= Iowa State Council for Defense =

The Iowa State Council for Defense was created by Iowa Governor William L. Harding one month after the United States entered World War I, and was disbanded soon after the end of the war. It became a focal point of various political battles conducted in the name of loyalty and Americanism.

Its original mission was to "assist in working out the plan for conscription in Iowa and on other war measures as required from time to time by the government." Unlike its counterpart in Minnesota (the Minnesota Commission of Public Safety), the Council was officially an advisory body with no formally delegated powers. Governor Harding refused the Council's request that he convene a special session of the Iowa General Assembly to grant the Council legal standing and money to spend.

Its history was short, but stormy. The Des Moines Daily News reported that "[t]he meetings of the council were irregular, infrequent and always
star chamber proceedings. . . . From the beginning, dissension featured the meetings, and long before the close of the war one-half of the membership ceased to attend the sessions." One of the Council's members, Iowa Homestead editor James M. Pierce, accused his colleagues on the Council of conducting a "reign of terror" to drive the Nonpartisan League from Iowa.

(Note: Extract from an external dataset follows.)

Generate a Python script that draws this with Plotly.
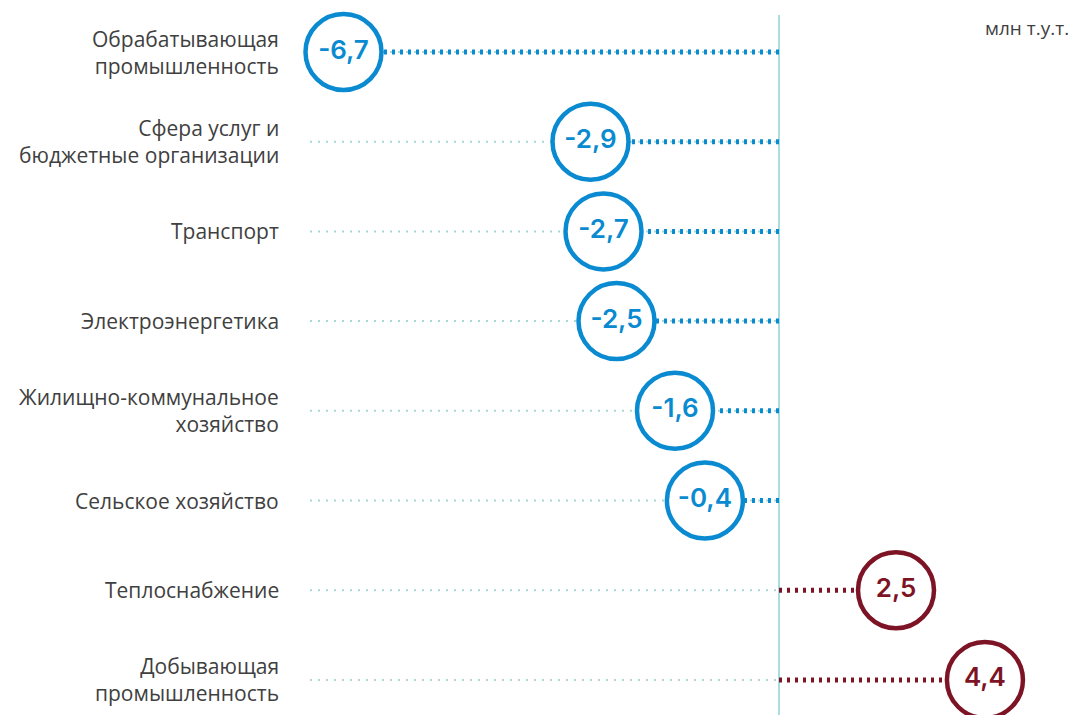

To chair the Council, Governor Harding chose Lafayette Young, the editor and publisher of The Des Moines Capital. Young had been appointed as an interim U.S. Senator in November 1910 immediately upon the death of Senator Jonathan Dolliver, but was defeated by William Squire Kenyon in the special legislative election in the Iowa General Assembly the following April.

As the Council's chairman, Young urged that "disloyal" persons should be impoverished and imprisoned, arguing that "[a]ny man who has lived under the protection of our laws and has accumulated wealth and is now disloyal should be deprived of every dollar he possesses and he should be interned in a stockade until the end of the war and at that time his fate should be considered carefully." He also campaigned against the teaching of any foreign language in any public school or college, and for the imposition of English literacy tests for voting.

In May 1917, the Council approved the official state flag of Iowa, designed by Dixie Cornell Gebhardt, so that Iowa regiments could have a flag of their own in addition to the American flag.

The Council disbanded in January 1919, two months after the end of the war.